The $5,000-monthly salary reported by Komsomolskaya Pravda and deployment to Venezuela also should have scared away most mercenaries. A source familiar with Russia’s military contractor market told Meduza that nobody pays so much for so little work. As Meduza reported last year, most of the Russian military specialists in Venezuela were paid no more than 150,000 rubles ($2,035) a month (which was similar to the typical salaries earned in Syria by Wagner mercenaries, according to an investigative report by RBC). Russian mercenaries, moreover, never had a very large presence in Venezuela.

Campaign arrests

Not one of Meduza’s sources familiar with Evgeny Prigozhin’s commercial interests could recall him ever pursuing political projects inside Belarus.

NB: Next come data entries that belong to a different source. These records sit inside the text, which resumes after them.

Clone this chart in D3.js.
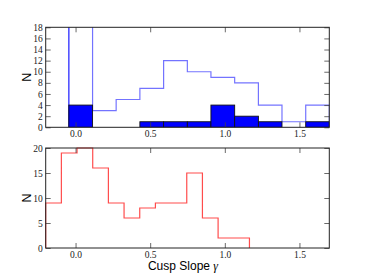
<!DOCTYPE html>
<html>
<head>
<meta charset="utf-8">
<script src="https://cdn.jsdelivr.net/npm/d3@7"></script>
<style>
  body { margin: 0; background: #fff; }
  .tick text { font-family: "Liberation Serif", serif; font-size: 9.5px; fill: #222; }
</style>
</head>
<body>
<div id="chart"></div>
<script>
// bin edges and counts
var topEdges = [-0.045, 0.114, 0.272, 0.431, 0.59, 0.749, 0.907, 1.066, 1.225, 1.383, 1.542, 1.7];
var allCounts = [22, 3, 5, 7, 12, 10, 9, 8, 4, 1, 4];   // first bin runs off the top
var subCounts = [4, 0, 0, 1, 1, 1, 4, 2, 1, 0, 1];

var botEdges = [-0.2, -0.095, 0.01, 0.115, 0.22, 0.325, 0.43, 0.535, 0.64, 0.745, 0.85, 0.955, 1.06, 1.165];
var redCounts = [9, 19, 20, 16, 9, 6, 8, 9, 9, 15, 6, 2, 2];

var xTicks = [0.0, 0.5, 1.0, 1.5];
var topYTicks = [0, 2, 4, 6, 8, 10, 12, 14, 16, 18];
var botYTicks = [0, 5, 10, 15, 20];

var W = 366, H = 276;
var left = 45.7, right = 329.3;

var svg = d3.select("#chart").append("svg")
    .attr("width", W)
    .attr("height", H);

var x = d3.scaleLinear().domain([-0.2, 1.7]).range([left, right]);

function stepPath(edges, counts, y) {
  var p = d3.path();
  p.moveTo(x(edges[0]), y(0));
  counts.forEach(function(c, i) {
    p.lineTo(x(edges[i]), y(c));
    p.lineTo(x(edges[i + 1]), y(c));
  });
  p.lineTo(x(edges[edges.length - 1]), y(0));
  return p.toString();
}

function frame(g, y, yTicks, top, bottom) {
  var fmt = d3.format(".1f");
  g.append("g")
    .attr("transform", "translate(0," + bottom + ")")
    .call(d3.axisBottom(x).tickValues(xTicks).tickFormat(fmt).tickSizeInner(-5).tickSizeOuter(0).tickPadding(3));
  g.append("g")
    .attr("transform", "translate(0," + top + ")")
    .call(d3.axisTop(x).tickValues(xTicks).tickFormat("").tickSizeInner(-5).tickSizeOuter(0));
  g.append("g")
    .attr("transform", "translate(" + left + ",0)")
    .call(d3.axisLeft(y).tickValues(yTicks).tickFormat(d3.format("d")).tickSizeInner(-5).tickSizeOuter(0).tickPadding(3));
  g.append("g")
    .attr("transform", "translate(" + right + ",0)")
    .call(d3.axisRight(y).tickValues(yTicks).tickFormat("").tickSizeInner(-5).tickSizeOuter(0));
  g.selectAll(".domain").remove();
  g.selectAll(".tick line").attr("stroke", "#444").attr("stroke-width", 0.8);
  g.append("rect")
    .attr("x", left).attr("y", top)
    .attr("width", right - left).attr("height", bottom - top)
    .attr("fill", "none").attr("stroke", "#222").attr("stroke-width", 1);
}

// ---- top panel
var t0 = 27.3, t1 = 127.3;
var yTop = d3.scaleLinear().domain([0, 18]).range([t1, t0]);
var gTop = svg.append("g");

svg.append("clipPath").attr("id", "clipTop")
  .append("rect").attr("x", left).attr("y", t0).attr("width", right - left).attr("height", t1 - t0);

var barsTop = gTop.append("g").attr("clip-path", "url(#clipTop)");

barsTop.append("path")
    .attr("d", stepPath(topEdges, allCounts, yTop))
    .attr("fill", "none")
    .attr("stroke", "#0000ff")
    .attr("stroke-opacity", 0.55)
    .attr("stroke-width", 1.2);

// leftmost edge shows darker in the picture
barsTop.append("line")
    .attr("x1", x(topEdges[0])).attr("x2", x(topEdges[0]))
    .attr("y1", yTop(0)).attr("y2", yTop(allCounts[0]))
    .attr("stroke", "#0000ff").attr("stroke-opacity", 0.55).attr("stroke-width", 1.2);

barsTop.selectAll("rect.sub")
  .data(subCounts.map(function(c, i) { return {c: c, x0: topEdges[i], x1: topEdges[i + 1]}; })
               .filter(function(d) { return d.c > 0; }))
  .enter().append("rect")
    .attr("class", "sub")
    .attr("x", function(d) { return x(d.x0); })
    .attr("y", function(d) { return yTop(d.c); })
    .attr("width", function(d) { return x(d.x1) - x(d.x0); })
    .attr("height", function(d) { return yTop(0) - yTop(d.c); })
    .attr("fill", "#0000ff")
    .attr("stroke", "#111")
    .attr("stroke-width", 0.9);

frame(gTop, yTop, topYTicks, t0, t1);

// ---- bottom panel
var b0 = 148, b1 = 248;
var yBot = d3.scaleLinear().domain([0, 20]).range([b1, b0]);
var gBot = svg.append("g");

gBot.append("path")
    .attr("d", stepPath(botEdges, redCounts, yBot))
    .attr("fill", "none")
    .attr("stroke", "#ff0000")
    .attr("stroke-opacity", 0.7)
    .attr("stroke-width", 1.2);

frame(gBot, yBot, botYTicks, b0, b1);

// ---- labels
svg.append("text")
    .attr("transform", "translate(30.5," + ((t0 + t1) / 2) + ") rotate(-90)")
    .style("text-anchor", "middle")
    .style("font-family", "'Liberation Sans', Arial, sans-serif")
    .style("font-size", "12.5px")
    .text("N");

svg.append("text")
    .attr("transform", "translate(30.5," + ((b0 + b1) / 2) + ") rotate(-90)")
    .style("text-anchor", "middle")
    .style("font-family", "'Liberation Sans', Arial, sans-serif")
    .style("font-size", "12.5px")
    .text("N");

var xl = svg.append("text")
    .attr("x", 183)
    .attr("y", 269.5)
    .style("text-anchor", "middle")
    .style("font-family", "'Liberation Sans', Arial, sans-serif")
    .style("font-size", "12px");
xl.append("tspan").text("Cusp Slope ");
xl.append("tspan")
    .style("font-family", "'Liberation Serif', serif")
    .style("font-style", "italic")
    .text("γ");
</script>
</body>
</html>
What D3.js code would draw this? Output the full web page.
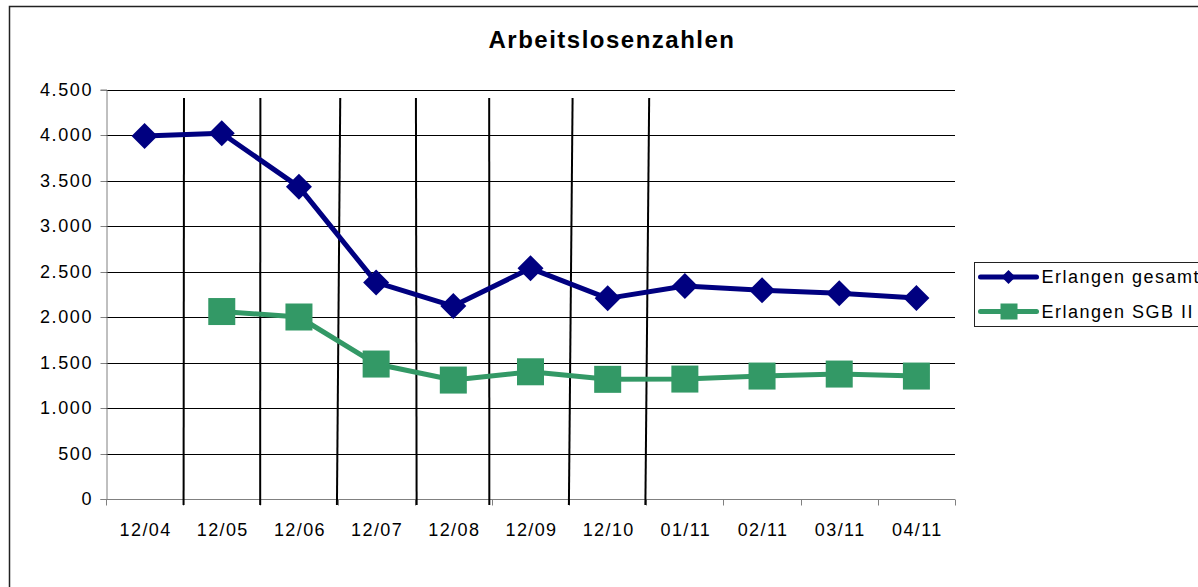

Belarusian President Alexander Lukashenko, on the other hand, is notoriously fond of ordering high-profile special operations against supposed “conspirators” and “terrorists” from abroad — often on the eve of elections and major protests. These police crackdowns allow him to exercise personal control during tense national situations, says the Belarusian press.

The Wagner mercenaries were arrested just two weeks before the end of Belarus’s presidential election, and Lukashenko immediately used the situation to intimate the opposition. Journalists discussed the possibility that he might declare an emergency and cancel the vote. In a speech days before the election, the president warned that soldiers of fortune from abroad planned to stage a “Maidan revolution” in Minsk and said another group of foreign combatants might try to cross into Belarus “from the south.” 

On August 7, two days before the election ended, Lukashenko and Vladimir Putin agreed to “sort out” the situation with the mercenaries. The Russian president apparently sent him a five-page letter with information clarifying whom exactly the Belarusians had arrested.

On election day, Lukashenko said he no longer cared who sent the “Wagner” mercenaries to Belarus. All that mattered now, he said, was that they “didn’t start a fire here in downtown Minsk.” But neither did the president rule out that foreign intelligence workers may have sent the mercenary group to Belarus, and he noted that he would bear this in mind in future relations with Russia.